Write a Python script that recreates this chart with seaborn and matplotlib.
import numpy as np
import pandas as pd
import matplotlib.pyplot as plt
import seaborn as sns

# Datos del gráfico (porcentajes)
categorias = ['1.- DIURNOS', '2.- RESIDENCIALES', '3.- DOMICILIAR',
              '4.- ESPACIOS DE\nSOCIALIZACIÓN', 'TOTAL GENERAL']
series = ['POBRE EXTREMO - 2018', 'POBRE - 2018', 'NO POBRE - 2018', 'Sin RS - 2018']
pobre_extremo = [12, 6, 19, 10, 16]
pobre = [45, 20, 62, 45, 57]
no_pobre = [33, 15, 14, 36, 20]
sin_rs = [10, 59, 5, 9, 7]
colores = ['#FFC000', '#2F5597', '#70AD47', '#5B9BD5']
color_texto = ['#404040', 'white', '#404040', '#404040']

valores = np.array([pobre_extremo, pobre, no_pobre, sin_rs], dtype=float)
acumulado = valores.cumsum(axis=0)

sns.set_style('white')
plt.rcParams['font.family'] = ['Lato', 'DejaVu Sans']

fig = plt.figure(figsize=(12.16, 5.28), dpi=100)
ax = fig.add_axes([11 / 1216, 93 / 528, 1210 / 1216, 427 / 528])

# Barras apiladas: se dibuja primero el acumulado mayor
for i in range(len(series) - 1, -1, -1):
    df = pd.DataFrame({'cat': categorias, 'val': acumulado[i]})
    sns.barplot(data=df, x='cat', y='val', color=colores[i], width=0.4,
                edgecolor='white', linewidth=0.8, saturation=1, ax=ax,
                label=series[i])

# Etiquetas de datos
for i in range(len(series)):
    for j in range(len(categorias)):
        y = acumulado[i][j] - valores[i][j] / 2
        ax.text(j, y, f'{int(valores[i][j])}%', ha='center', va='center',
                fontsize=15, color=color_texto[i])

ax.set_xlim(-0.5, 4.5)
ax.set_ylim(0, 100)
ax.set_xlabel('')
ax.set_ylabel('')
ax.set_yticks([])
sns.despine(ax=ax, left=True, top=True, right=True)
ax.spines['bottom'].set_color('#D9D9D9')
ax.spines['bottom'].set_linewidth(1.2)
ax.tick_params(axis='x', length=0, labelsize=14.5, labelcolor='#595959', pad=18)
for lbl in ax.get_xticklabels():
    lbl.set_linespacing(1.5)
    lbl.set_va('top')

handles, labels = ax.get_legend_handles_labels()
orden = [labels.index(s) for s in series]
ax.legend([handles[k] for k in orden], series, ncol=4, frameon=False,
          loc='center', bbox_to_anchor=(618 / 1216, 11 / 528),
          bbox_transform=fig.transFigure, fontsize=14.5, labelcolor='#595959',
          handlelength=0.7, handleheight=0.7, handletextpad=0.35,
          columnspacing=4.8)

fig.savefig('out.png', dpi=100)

__Instruction__.
Up to and including the line with "import seaborn as sns", repeat the data exactly, starting from its first line; nothing else belongs in the response.

__Written reply__.
Write a Python script that recreates this chart with seaborn and matplotlib.
import numpy as np
import pandas as pd
import matplotlib.pyplot as plt
import seaborn as sns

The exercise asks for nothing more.